Quais eram os segredos de Jeffrey Epstein?

Deixe de lado a discussão sobre ele ter se matado: mais de três anos após o aparente suicídio de Epstein, são os maiores mistérios sobre o predador-aliciador que continuam sem solução.

Não entendemos totalmente como ele ganhou seu dinheiro; a história de sua ascensão, como consultor do magnata do varejo de roupas Leslie Wexner, ainda parece um esboço em que faltam detalhes cruciais.

Não entendemos completamente por que ele gozou de tanta clemência em sua briga na era Bush com a polícia e os tribunais. Epstein "pertencia à inteligência" –foi assim que Alexander Acosta, promotor da Flórida que se tornou secretário do Trabalho no governo Trump, supostamente explicou sua própria parte nessa clemência. Mas ainda não sabemos a verdade sobre os possíveis laços de Epstein com nosso próprio governo ou outros, como seus supostos métodos de chantagem e vigilância funcionavam etc.

Além disso, falando como alguém com um interesse cauteloso em espiritualidades excêntricas, gostaria de saber mais –ou apenas alguma coisa– sobre a estranha estrutura semelhante a um templo numa de suas ilhas particulares, cuja inspiração e propósitos ainda são obscuros.

A Covid-19 vazou de um laboratório chinês?

Aqui, os obstáculos para certas respostas são óbvios: a evidência crucial é controlada por um Estado autoritário cada vez menos cooperativo, o debate científico é obscurecido pelo interesse escuso que algumas de nossas próprias instituições de saúde e ciência têm na pesquisa de "ganho de função", e a questão esteve emaranhada desde o início com as guerras culturais da era Trump.

Mas imagine se, vários anos depois de um grande terremoto atingir Los Angeles ou San Francisco, ainda não soubéssemos se foi um terremoto normal ou uma demolição induzida acidentalmente por experimentos geológicos conduzidos por um grande rival geopolítico.

É onde estamos hoje com a pandemia, e nossa incerteza sobre suas origens está ligada a questões cruciais sobre a probabilidade de futuros surtos, a inteligência e a segurança de projetos de pesquisa científica com financiamento público e, claro, nosso relacionamento com a China. Por mais energia que nossas instituições estejam aplicando para resolver essa questão, parece que mais seria uma boa ideia.

O que aconteceu entre Brett Kavanaugh e Christine Blasey Ford?
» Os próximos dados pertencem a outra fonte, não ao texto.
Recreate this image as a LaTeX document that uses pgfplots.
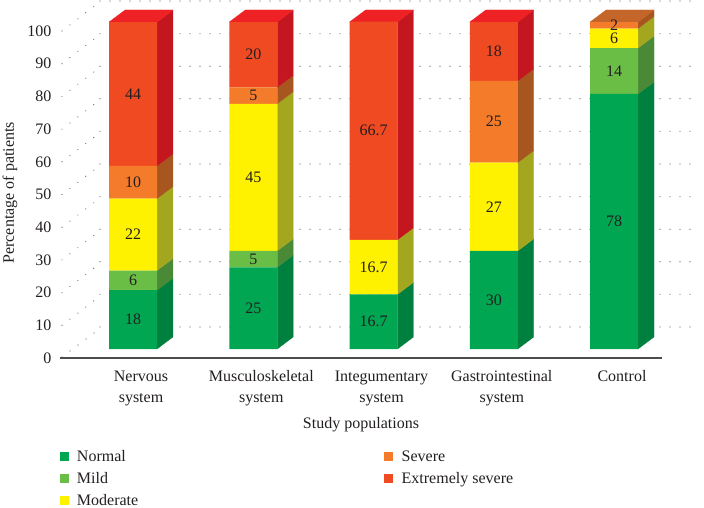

Esse é um caso em que os partidários de ambos os lados têm certeza de que sabem a resposta, e todos os outros seguiram em frente –e talvez seguir em frente seja apenas a coisa razoável.

Mas os partidários de Ford continuam trabalhando, convencidos de que o que falta é uma rede mais ampla, mais alegações além das dela: um documentário sobre o caso de Doug Liman, diretor de "Swingers" e "A Identidade Bourne", aparentemente se concentra novamente nas alegações e supostos incidentes do tempo de Kavanaugh em Yale.

O juiz da Suprema Corte Brett Kavanaugh, então indicado ao tribunal, depõe a comitê do Senado americano, em Washington
O juiz da Suprema Corte Brett Kavanaugh, então indicado ao tribunal, depõe a comitê do Senado americano, em Washington - Saul Loeb - 27.set.18/AFP

Mas o que eu pensava durante as audiências no Senado em 2018, e ainda penso hoje, é que a acusação inicial de Ford deveria ser mais passível de investigação focada. O que significa que, se Ford estava dizendo a verdade ou mentindo, ou se lembrando mal de alguma forma importante, deveríamos ser capazes de obter pelo menos um pouco mais de certeza de todas as pessoas diferentes que estavam conectadas à suposta festa –dos nomes na agenda de Kavanaugh à própria família Ford a conexões mútuas de Kavanaugh e Ford e muito mais. Pensei então que alguém na grande Georgetown sabia mais do que havia sido revelado, de uma forma ou de outra, e ainda penso isso hoje.

Gostaria de ler o relatório final do FBI que os senadores leram antes de votar, por insuficiente que fosse. E quem sabe –talvez encontre esse relatório sob um altar no templo de Epstein ou preso a uma das cordas que os pilotos pensaram ter visto penduradas do UAP perto do Lago Huron pouco antes de derrubá-lo.